Bernardo Mello Franco - Folha de S.Paulo
A dois dias de entregar o cargo, o agora ex-ministro Joaquim Levy reclamou do noticiário de que deixaria a Fazenda. "Eu continuo alheio a este folhetim", desdenhou. Na sexta, veio a confirmação: Levy está fora do governo.
As especulações sobre a iminente queda do ministro se tornaram tão comuns que deixaram de ser levadas a sério na capital. Levy colaborou ativamente com a novela, ao ameaçar sair a cada vez que era contrariado pelo Planalto ou pelo Congresso.
Segundo ex-auxiliares, o economista escreveu ao menos duas cartas de demissão, sem tirá-las do bolso. Preferiu ficar, sentindo-se recompensado por elogios públicos da chefe.

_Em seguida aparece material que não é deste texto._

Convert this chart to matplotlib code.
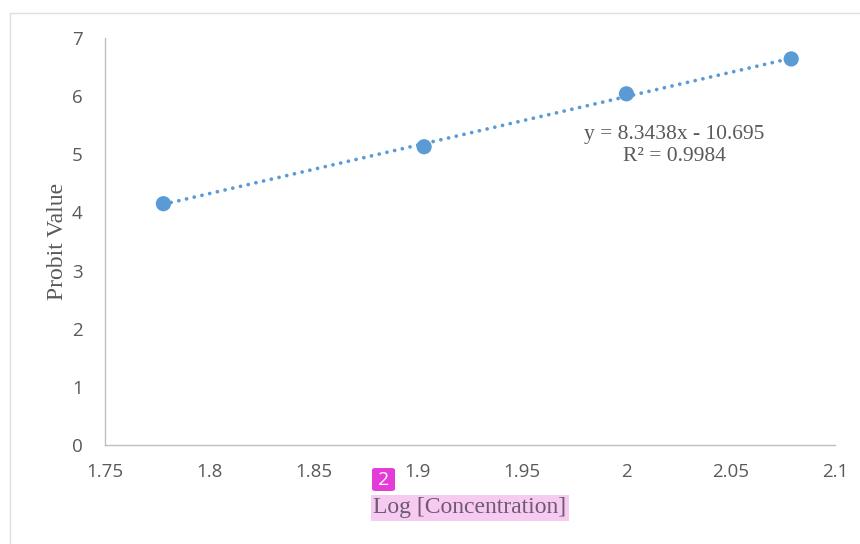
import matplotlib
matplotlib.use('Agg')
import matplotlib.pyplot as plt
from matplotlib.patches import FancyBboxPatch
from matplotlib.lines import Line2D
import numpy as np

# data
log_conc = [1.778, 1.903, 2.000, 2.079]
probit = [4.15, 5.13, 6.04, 6.64]
trend_slope = 8.3438
trend_intercept = -10.695
x_ticks = [1.75, 1.8, 1.85, 1.9, 1.95, 2.0, 2.05, 2.1]
x_tick_labels = ['1.75', '1.8', '1.85', '1.9', '1.95', '2', '2.05', '2.1']
y_ticks = [0, 1, 2, 3, 4, 5, 6, 7]

BLUE = '#5B9BD5'
GREY_TXT = '#595959'
SPINE = '#BFBFBF'
SERIF = 'Liberation Serif'
SANS = 'Open Sans'

fig = plt.figure(figsize=(8.6, 5.44), dpi=100)
ax = fig.add_axes([105 / 860, 99 / 544, 730 / 860, 407 / 544])

# chart area border (left + top only visible)
fig.add_artist(Line2D([10 / 860, 10 / 860], [0, 1 - 13 / 544], color='#E0E0E0', lw=1))
fig.add_artist(Line2D([10 / 860, 1], [1 - 13 / 544, 1 - 13 / 544], color='#E0E0E0', lw=1))

# linear trendline, round dots
xt = np.array([min(log_conc), max(log_conc)])
ax.plot(xt, trend_slope * xt + trend_intercept, linestyle=(0, (0.01, 2.1)),
        color=BLUE, lw=2.7, dash_capstyle='round', zorder=2)
ax.scatter(log_conc, probit, s=120, color=BLUE, zorder=3, edgecolors='none')

ax.set_xlim(1.75, 2.1)
ax.set_ylim(0, 7)
ax.set_xticks(x_ticks)
ax.set_xticklabels(x_tick_labels)
ax.set_yticks(y_ticks)
for lbl in ax.get_xticklabels() + ax.get_yticklabels():
    lbl.set_fontfamily(SANS)
    lbl.set_fontsize(13.5)
    lbl.set_color(GREY_TXT)
ax.tick_params(axis='both', length=0)
ax.tick_params(axis='x', pad=13)
ax.tick_params(axis='y', pad=16)

for side in ['top', 'right']:
    ax.spines[side].set_visible(False)
for side in ['left', 'bottom']:
    ax.spines[side].set_color(SPINE)
    ax.spines[side].set_linewidth(1)

ax.set_ylabel('Probit Value', fontfamily=SERIF, fontsize=17, color=GREY_TXT, labelpad=3)

# x label with highlight box (annotation overlay in the reference)
fig.text(470 / 860, 1 - 508 / 544, 'Log [Concentration]', ha='center', va='center',
         fontfamily=SERIF, fontsize=17, color='#6E5A72',
         bbox=dict(boxstyle='square,pad=0.1', facecolor='#F7CBF1', edgecolor='none'))
badge = FancyBboxPatch((372 / 860, 1 - 491 / 544), 23 / 860, 23 / 544,
                       boxstyle='round,pad=0,rounding_size=0.004',
                       transform=fig.transFigure, facecolor='#E53BD9', edgecolor='none')
fig.add_artist(badge)
fig.text(383.5 / 860, 1 - 480 / 544, '2', ha='center', va='center', fontfamily=SANS,
         fontsize=14, color='white')

# trendline equation
ax.text(2.023, 5.15, 'y = 8.3438x - 10.695\nR² = 0.9984', ha='center', va='center',
        fontfamily=SERIF, fontsize=15.5, color=GREY_TXT, linespacing=1.18)

fig.savefig('out.png', dpi=100, facecolor='white')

Doutor pela escola liberal de Chicago, Levy era um estranho no ninho dilmista. Encarnava a fé religiosa no ajuste fiscal e no Estado mínimo, comungada pelo mercado financeiro e blasfemada pela esquerda que elegeu e reelegeu a presidente.
Numa narrativa folhetinesca da economia, desempenhava o papel de infiltrado tucano no governo petista. O economista Armínio Fraga, ex-candidato a ministro de Aécio Neves, chegou a descrevê-lo como um espião da CIA na direção da KGB.

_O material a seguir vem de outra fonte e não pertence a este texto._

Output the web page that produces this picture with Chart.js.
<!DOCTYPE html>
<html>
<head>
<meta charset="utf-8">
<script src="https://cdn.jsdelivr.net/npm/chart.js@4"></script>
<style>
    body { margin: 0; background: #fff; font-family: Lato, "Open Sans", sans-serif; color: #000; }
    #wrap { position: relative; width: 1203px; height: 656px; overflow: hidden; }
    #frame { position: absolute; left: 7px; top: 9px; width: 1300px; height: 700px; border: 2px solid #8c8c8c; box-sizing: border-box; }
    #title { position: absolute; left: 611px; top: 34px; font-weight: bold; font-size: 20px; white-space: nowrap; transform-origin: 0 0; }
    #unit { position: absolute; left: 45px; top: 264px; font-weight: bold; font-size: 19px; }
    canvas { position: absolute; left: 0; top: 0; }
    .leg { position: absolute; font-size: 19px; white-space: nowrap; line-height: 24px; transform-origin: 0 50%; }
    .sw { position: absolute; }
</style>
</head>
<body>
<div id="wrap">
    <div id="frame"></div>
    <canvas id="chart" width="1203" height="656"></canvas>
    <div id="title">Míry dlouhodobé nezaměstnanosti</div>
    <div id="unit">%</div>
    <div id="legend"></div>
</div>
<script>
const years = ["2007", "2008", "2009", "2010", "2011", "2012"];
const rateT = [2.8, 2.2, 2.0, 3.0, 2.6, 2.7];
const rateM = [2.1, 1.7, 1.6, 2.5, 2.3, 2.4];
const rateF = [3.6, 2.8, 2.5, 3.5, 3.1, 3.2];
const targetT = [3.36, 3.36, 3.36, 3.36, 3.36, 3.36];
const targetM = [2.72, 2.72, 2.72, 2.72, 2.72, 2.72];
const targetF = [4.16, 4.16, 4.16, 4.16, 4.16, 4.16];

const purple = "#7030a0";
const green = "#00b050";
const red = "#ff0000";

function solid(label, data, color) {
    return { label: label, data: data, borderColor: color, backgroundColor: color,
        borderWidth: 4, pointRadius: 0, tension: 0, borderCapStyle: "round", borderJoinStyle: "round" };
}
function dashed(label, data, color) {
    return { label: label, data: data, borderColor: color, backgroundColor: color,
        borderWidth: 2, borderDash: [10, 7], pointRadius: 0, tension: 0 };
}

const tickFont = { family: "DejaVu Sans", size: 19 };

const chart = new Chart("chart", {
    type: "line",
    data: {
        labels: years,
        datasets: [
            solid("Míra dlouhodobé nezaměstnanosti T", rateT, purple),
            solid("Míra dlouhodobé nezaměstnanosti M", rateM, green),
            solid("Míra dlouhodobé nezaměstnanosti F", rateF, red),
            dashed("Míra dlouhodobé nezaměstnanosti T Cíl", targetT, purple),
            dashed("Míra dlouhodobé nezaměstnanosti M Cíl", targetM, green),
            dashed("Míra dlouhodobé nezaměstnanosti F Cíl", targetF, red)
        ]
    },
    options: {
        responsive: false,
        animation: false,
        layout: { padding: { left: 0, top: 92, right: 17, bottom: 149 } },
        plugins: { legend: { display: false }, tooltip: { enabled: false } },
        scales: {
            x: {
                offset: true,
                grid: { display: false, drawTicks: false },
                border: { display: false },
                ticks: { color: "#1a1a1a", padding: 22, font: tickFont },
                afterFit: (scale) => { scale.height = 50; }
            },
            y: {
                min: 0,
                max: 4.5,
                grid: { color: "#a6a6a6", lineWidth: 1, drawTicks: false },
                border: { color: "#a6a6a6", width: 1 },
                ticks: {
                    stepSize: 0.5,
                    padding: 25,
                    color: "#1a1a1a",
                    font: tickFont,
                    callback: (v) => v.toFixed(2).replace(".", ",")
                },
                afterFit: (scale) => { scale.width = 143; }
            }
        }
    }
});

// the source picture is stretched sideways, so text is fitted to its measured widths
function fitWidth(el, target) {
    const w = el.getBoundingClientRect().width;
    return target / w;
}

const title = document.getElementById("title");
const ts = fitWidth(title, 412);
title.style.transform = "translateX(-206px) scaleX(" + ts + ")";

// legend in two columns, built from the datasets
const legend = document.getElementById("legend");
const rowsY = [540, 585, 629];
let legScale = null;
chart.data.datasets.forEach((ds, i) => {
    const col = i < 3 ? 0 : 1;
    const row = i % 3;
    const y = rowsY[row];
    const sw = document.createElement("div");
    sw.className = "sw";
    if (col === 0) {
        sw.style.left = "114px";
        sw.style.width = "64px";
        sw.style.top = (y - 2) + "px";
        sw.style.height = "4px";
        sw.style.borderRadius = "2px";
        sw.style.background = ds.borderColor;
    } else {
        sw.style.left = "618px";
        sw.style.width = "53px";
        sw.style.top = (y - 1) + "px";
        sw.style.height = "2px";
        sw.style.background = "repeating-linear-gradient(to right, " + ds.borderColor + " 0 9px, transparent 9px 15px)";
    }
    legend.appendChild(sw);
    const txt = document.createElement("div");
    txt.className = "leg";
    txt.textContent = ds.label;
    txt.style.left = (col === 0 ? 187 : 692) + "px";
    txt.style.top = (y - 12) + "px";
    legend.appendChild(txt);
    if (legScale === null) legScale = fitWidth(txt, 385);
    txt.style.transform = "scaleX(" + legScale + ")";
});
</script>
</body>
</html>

Levy não foi o único a mudar de lado. Ao bancar sua receita amarga, que incluiu cortes sociais, Dilma rasgou o programa de 2014. Com razão, foi acusada de estelionato eleitoral.
Nos 347 dias em que ficou no cargo, o ministro não conseguiu cumprir o que prometeu. Anunciou uma "travessia" para o crescimento, mas só entregou recessão; vendeu prestígio no exterior, mas assistiu ao rebaixamento do país nas agências de risco. Agora deve voltar à banca, único setor que continuou a lucrar na crise.
Os roteiristas da novela econômica se dividem entre os que culpam Levy pelo fracasso e os que dizem que ele foi vítima de boicote. O desenvolvimentista Nelson Barbosa ainda não assumiu seu lugar, mas os porta-vozes do mercado já começaram a escrever o novo folhetim. A ele, parecem ter reservado o papel de vilão.